The tragedy is that the alternative is not hard to imagine. For me, it is a Britain that devolves power down and out while retaining the solidarity and coherence of our shared community. A Britain that functions as a true family of regions as well as nations. A Britain that is more open, more accountable, more democratic – and more equal and equitable as a result.

The exact shape of reform should be up to all of us. To have the greatest chance of success, what we need is a thoughtful, rigorous process of reform, insulated from partisan pressures and led by ordinary citizens. In practice, that means a deliberative constitutional convention or assembly. Before our divisions tear us apart, we need to sit down, as a family, to build a country we can all believe in.

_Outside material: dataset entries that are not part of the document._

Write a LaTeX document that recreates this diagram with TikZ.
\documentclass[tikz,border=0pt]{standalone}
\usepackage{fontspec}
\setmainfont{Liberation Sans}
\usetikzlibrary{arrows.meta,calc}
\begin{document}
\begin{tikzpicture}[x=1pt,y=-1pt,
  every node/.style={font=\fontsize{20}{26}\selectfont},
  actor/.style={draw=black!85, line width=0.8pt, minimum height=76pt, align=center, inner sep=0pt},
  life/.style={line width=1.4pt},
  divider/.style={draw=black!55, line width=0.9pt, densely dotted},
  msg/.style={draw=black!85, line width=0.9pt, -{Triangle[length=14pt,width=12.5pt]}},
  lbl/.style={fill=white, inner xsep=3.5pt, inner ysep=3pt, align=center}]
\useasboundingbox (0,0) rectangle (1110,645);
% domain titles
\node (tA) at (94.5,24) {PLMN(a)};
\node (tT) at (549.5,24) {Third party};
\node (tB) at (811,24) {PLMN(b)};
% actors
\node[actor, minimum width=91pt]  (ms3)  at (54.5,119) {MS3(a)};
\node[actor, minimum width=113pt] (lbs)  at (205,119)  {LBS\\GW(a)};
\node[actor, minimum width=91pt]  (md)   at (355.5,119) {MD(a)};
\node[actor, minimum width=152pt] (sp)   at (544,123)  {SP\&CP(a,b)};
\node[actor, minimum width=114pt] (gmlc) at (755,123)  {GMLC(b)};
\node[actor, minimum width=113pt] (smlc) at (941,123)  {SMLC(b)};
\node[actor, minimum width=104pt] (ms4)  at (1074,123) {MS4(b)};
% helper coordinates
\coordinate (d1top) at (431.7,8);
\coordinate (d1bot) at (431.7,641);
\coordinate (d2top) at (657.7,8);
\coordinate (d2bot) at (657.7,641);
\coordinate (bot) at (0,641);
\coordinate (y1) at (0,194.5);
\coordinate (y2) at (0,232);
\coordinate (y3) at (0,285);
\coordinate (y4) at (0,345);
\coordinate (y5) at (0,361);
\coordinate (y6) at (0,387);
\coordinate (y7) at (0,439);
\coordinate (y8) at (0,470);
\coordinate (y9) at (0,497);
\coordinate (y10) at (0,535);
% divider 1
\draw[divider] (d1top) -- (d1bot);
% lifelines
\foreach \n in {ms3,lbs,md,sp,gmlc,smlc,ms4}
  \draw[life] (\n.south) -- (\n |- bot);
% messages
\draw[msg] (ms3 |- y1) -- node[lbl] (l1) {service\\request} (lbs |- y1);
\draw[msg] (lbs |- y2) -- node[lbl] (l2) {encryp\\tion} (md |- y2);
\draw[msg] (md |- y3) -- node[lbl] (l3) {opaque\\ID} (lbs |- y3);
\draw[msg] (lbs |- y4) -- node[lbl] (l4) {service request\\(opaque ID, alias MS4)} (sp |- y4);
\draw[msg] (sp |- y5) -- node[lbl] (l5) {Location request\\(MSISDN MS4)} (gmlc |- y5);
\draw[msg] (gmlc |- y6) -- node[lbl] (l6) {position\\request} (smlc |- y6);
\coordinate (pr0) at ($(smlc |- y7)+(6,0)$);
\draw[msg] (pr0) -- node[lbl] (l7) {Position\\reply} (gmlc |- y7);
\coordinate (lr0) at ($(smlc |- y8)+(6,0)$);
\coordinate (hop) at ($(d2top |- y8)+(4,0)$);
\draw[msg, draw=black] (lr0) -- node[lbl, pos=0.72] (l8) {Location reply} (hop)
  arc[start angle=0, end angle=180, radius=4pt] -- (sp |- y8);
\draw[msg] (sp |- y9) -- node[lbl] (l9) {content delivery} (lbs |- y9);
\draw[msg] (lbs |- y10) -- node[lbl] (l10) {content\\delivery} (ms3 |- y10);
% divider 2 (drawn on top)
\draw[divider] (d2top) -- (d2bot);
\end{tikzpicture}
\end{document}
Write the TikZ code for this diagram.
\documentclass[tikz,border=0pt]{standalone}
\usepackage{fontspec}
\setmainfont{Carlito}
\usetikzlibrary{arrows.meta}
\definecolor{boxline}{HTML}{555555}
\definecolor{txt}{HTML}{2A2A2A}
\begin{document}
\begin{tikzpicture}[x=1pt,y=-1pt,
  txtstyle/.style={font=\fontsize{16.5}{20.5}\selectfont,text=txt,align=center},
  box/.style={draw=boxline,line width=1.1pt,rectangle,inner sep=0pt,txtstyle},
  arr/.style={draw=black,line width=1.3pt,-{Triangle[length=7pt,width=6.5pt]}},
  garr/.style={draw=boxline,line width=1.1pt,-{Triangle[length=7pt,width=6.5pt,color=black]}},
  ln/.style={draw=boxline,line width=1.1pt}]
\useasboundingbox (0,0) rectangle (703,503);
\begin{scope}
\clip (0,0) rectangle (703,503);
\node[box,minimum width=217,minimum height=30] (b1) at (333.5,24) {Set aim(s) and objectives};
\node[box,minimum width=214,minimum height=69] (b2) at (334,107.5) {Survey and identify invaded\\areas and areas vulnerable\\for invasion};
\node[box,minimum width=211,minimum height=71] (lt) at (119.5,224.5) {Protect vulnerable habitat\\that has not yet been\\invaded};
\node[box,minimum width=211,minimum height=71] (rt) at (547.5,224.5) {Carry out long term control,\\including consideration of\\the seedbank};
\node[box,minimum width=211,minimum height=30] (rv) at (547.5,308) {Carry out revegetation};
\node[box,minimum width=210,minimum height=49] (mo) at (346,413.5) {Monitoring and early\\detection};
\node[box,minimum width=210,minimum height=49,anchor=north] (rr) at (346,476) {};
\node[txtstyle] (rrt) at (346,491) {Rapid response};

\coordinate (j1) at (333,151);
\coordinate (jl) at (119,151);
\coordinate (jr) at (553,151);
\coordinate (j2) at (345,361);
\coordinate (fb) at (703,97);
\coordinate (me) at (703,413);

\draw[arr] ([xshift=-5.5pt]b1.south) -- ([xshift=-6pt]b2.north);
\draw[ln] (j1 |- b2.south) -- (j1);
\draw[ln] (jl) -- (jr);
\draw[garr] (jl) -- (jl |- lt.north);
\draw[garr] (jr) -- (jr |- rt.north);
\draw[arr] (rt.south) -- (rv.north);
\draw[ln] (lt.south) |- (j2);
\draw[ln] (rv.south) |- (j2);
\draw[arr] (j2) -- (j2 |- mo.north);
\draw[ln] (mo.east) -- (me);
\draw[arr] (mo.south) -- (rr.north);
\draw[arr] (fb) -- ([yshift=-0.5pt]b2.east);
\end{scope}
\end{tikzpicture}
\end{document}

Labour should lead that push. If that sounds like an ambitious agenda, all the better. We will not break out of our spiral of division and disunion unless we present a big, bold, positive vision of the alternative – a new, compelling narrative to counter the fiction that our politics are beyond repair.

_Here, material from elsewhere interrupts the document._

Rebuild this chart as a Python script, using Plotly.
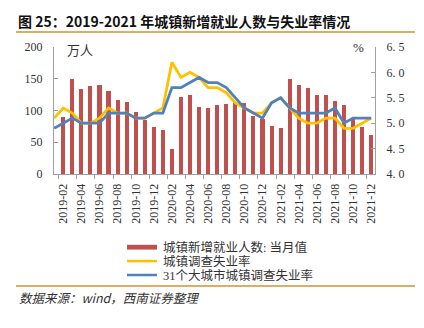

What a contrast that would make with the current government. Against its recklessness, its weaponisation of division and mistrust, its utter failure to put any idea of the national good over its short-term political interests. Let us be the ones who say that division is not destiny, and who fight to heal and unite our country – not by force, but by making it worthy of our trust. That is an agenda as noble, and as worthwhile, as anything we have ever done before.